- _WHAT YOU SHOULD DO_: Exactly the lines from the line holding "Clone this chart in seaborn and matplotlib." to the line holding "channel_width = 0.0377", both lines included, are to be echoed; pictures are not.
* Begin PROVIDED RECORDS *
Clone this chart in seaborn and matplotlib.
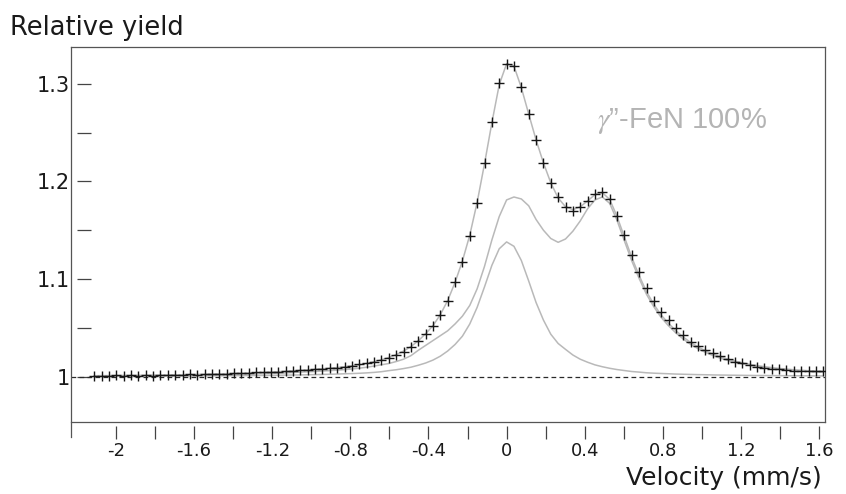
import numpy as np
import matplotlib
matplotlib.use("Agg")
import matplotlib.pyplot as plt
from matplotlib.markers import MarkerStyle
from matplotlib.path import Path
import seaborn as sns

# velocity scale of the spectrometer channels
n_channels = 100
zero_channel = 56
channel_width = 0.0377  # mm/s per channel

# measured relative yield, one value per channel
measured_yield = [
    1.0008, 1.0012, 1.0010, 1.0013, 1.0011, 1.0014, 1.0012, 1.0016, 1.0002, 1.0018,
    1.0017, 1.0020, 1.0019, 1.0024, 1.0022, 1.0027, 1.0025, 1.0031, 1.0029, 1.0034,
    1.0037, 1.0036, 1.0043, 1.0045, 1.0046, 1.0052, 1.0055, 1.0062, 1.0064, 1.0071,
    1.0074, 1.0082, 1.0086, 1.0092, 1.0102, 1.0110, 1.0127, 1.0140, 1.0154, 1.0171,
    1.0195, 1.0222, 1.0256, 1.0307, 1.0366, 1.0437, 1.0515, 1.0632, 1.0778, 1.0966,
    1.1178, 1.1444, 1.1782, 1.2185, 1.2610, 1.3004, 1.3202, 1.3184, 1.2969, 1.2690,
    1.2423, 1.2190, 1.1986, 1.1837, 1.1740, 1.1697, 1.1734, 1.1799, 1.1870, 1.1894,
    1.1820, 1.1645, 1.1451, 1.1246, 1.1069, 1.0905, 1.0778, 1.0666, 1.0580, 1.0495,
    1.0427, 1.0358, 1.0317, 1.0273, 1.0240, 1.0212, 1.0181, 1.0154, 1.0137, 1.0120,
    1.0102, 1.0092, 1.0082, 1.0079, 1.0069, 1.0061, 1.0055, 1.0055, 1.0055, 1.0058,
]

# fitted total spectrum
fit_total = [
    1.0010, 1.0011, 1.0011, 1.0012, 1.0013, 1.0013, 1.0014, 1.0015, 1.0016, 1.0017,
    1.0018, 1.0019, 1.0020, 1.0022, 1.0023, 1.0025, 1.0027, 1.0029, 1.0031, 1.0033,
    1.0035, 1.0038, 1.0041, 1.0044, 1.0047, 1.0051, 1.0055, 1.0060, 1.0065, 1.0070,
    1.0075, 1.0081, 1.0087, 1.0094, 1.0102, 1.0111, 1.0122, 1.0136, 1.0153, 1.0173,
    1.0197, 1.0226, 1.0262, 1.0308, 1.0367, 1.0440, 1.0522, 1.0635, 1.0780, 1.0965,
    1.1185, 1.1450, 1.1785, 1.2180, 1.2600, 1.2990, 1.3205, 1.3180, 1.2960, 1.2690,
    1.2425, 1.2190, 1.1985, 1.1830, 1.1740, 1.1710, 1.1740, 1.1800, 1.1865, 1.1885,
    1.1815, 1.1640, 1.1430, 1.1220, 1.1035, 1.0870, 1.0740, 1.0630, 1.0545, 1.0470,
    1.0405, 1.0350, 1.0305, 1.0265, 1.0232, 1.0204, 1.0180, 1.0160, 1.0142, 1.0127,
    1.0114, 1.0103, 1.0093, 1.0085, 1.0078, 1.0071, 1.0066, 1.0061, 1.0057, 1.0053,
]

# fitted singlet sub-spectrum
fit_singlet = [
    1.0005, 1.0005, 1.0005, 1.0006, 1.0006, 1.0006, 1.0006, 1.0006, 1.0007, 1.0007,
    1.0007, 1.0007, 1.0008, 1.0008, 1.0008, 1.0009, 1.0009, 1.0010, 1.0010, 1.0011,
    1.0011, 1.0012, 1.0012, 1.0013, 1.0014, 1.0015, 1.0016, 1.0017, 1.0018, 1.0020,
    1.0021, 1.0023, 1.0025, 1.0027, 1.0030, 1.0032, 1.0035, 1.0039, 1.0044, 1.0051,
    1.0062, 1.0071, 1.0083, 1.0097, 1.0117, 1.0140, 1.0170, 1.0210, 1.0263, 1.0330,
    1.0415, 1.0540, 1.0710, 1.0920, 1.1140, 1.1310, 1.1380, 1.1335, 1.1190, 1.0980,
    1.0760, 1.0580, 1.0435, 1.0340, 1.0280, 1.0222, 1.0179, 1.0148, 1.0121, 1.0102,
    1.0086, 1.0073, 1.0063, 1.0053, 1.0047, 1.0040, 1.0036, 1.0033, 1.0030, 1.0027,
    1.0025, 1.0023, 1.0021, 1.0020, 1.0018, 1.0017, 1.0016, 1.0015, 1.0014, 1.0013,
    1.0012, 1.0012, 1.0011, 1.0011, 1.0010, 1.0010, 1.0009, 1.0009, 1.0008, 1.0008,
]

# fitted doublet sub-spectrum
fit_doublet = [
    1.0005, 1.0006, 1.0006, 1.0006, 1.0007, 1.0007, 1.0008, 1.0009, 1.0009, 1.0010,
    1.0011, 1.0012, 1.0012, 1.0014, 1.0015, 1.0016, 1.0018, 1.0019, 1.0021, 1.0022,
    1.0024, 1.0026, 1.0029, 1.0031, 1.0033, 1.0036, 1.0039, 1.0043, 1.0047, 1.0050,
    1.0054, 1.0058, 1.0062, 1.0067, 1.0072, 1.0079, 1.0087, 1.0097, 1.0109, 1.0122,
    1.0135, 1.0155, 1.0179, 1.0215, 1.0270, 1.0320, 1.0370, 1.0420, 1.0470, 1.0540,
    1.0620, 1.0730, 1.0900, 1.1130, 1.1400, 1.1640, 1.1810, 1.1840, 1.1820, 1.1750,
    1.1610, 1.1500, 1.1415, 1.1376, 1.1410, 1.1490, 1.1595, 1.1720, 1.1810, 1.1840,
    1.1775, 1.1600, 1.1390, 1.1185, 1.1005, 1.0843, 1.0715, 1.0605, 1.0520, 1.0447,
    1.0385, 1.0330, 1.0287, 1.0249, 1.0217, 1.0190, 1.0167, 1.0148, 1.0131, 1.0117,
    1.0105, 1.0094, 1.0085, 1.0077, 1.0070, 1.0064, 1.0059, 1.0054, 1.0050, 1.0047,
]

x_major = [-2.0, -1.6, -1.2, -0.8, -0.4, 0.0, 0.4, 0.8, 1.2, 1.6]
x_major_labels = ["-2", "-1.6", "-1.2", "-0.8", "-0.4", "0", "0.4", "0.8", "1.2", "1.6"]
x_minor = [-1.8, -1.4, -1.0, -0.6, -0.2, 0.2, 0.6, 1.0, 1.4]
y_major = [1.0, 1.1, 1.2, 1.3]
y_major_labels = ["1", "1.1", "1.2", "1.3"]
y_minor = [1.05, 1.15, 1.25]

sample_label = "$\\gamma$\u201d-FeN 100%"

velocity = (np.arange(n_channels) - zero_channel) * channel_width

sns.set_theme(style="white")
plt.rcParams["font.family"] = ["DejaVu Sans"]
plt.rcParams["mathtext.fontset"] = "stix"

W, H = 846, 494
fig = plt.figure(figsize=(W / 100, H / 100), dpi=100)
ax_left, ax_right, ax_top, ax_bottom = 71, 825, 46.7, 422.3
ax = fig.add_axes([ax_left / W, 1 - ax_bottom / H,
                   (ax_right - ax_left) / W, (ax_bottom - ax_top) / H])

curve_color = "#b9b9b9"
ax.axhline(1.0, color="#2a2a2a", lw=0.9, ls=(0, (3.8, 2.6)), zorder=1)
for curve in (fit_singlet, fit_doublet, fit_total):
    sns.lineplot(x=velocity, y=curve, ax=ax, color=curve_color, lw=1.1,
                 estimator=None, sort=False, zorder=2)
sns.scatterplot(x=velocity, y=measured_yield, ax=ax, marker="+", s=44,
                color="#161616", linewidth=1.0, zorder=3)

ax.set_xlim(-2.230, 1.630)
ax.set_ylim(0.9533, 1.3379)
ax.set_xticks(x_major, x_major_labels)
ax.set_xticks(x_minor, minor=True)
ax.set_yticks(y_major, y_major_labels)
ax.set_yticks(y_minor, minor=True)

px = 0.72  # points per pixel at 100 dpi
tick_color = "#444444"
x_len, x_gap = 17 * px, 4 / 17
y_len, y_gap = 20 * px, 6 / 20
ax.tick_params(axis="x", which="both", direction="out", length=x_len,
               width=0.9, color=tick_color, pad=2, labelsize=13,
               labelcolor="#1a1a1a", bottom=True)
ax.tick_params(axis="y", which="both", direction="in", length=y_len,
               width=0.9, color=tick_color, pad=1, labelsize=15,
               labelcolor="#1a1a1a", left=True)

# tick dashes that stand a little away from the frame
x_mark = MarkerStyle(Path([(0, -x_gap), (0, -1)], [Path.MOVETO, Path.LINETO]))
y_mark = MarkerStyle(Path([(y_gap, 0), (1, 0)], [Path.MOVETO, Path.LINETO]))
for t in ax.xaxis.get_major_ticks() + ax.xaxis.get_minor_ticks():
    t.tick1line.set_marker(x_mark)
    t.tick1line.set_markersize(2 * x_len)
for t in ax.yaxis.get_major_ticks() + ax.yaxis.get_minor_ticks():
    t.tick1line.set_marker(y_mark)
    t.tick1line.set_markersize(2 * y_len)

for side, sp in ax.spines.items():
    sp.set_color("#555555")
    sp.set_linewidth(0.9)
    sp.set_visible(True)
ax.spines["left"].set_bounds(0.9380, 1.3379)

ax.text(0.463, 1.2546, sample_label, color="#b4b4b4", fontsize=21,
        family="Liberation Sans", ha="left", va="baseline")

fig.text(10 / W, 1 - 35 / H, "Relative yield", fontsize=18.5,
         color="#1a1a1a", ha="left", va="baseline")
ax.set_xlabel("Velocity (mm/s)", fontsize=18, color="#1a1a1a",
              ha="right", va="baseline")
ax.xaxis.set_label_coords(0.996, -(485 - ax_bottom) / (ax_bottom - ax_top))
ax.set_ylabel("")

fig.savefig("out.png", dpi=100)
* End PROVIDED RECORDS *
* Begin PROVIDED RECORDS *
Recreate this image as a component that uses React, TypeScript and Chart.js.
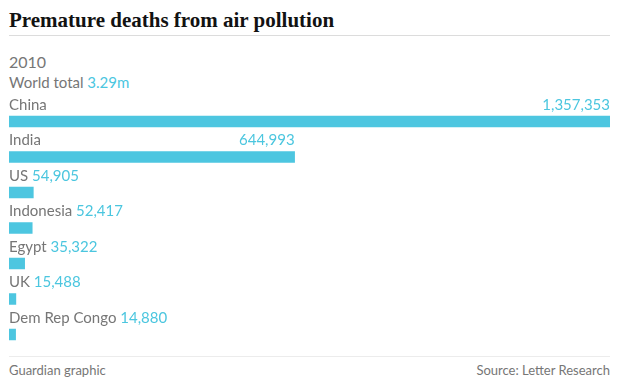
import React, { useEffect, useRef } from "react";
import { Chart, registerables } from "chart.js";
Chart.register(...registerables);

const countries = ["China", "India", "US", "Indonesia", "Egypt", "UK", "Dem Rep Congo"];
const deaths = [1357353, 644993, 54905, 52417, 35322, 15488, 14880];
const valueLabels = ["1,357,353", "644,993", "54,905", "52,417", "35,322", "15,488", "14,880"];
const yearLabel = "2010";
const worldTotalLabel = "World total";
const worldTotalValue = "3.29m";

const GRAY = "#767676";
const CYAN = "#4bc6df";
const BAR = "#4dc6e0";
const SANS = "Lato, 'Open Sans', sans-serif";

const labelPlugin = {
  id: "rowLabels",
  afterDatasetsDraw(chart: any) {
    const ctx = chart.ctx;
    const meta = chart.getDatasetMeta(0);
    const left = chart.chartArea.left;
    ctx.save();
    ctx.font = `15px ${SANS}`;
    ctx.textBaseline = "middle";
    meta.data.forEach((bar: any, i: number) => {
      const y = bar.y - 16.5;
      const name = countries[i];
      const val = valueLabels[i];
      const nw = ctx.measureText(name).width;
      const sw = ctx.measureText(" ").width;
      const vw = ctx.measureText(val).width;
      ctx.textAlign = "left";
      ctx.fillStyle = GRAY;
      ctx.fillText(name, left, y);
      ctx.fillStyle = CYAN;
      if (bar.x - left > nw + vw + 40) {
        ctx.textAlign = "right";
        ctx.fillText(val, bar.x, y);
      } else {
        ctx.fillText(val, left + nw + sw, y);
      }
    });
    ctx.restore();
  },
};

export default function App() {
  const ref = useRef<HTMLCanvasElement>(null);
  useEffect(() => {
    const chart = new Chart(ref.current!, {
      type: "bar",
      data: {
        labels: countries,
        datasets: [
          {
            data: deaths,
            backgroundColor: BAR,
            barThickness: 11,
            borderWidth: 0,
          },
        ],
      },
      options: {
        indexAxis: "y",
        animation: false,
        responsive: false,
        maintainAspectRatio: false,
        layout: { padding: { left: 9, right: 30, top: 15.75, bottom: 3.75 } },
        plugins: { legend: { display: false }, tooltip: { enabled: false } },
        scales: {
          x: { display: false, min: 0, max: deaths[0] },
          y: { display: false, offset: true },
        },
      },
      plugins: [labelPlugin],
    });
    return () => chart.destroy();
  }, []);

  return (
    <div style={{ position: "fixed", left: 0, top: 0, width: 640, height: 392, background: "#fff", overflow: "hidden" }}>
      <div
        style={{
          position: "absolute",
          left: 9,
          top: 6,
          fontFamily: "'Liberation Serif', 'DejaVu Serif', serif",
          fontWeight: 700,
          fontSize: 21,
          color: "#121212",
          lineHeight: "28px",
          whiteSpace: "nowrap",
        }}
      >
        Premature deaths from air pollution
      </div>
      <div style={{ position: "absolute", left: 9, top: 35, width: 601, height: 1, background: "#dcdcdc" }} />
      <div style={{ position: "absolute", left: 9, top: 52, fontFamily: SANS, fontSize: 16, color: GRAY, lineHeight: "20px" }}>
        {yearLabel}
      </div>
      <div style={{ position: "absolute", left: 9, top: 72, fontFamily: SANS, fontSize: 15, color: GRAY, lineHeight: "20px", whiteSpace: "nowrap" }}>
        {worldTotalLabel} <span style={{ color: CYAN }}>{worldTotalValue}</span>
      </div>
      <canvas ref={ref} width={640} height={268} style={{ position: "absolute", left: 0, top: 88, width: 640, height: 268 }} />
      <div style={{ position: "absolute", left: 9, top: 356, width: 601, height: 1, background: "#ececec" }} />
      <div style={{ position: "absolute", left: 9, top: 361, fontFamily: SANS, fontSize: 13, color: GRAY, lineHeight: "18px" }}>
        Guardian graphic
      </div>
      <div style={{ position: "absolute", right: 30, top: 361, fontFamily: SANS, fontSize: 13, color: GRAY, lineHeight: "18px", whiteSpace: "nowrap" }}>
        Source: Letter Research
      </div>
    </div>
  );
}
* End PROVIDED RECORDS *
- _OUTPUT FOR THIS TASK_:
Clone this chart in seaborn and matplotlib.
import numpy as np
import matplotlib
matplotlib.use("Agg")
import matplotlib.pyplot as plt
from matplotlib.markers import MarkerStyle
from matplotlib.path import Path
import seaborn as sns

# velocity scale of the spectrometer channels
n_channels = 100
zero_channel = 56
channel_width = 0.0377  # mm/s per channel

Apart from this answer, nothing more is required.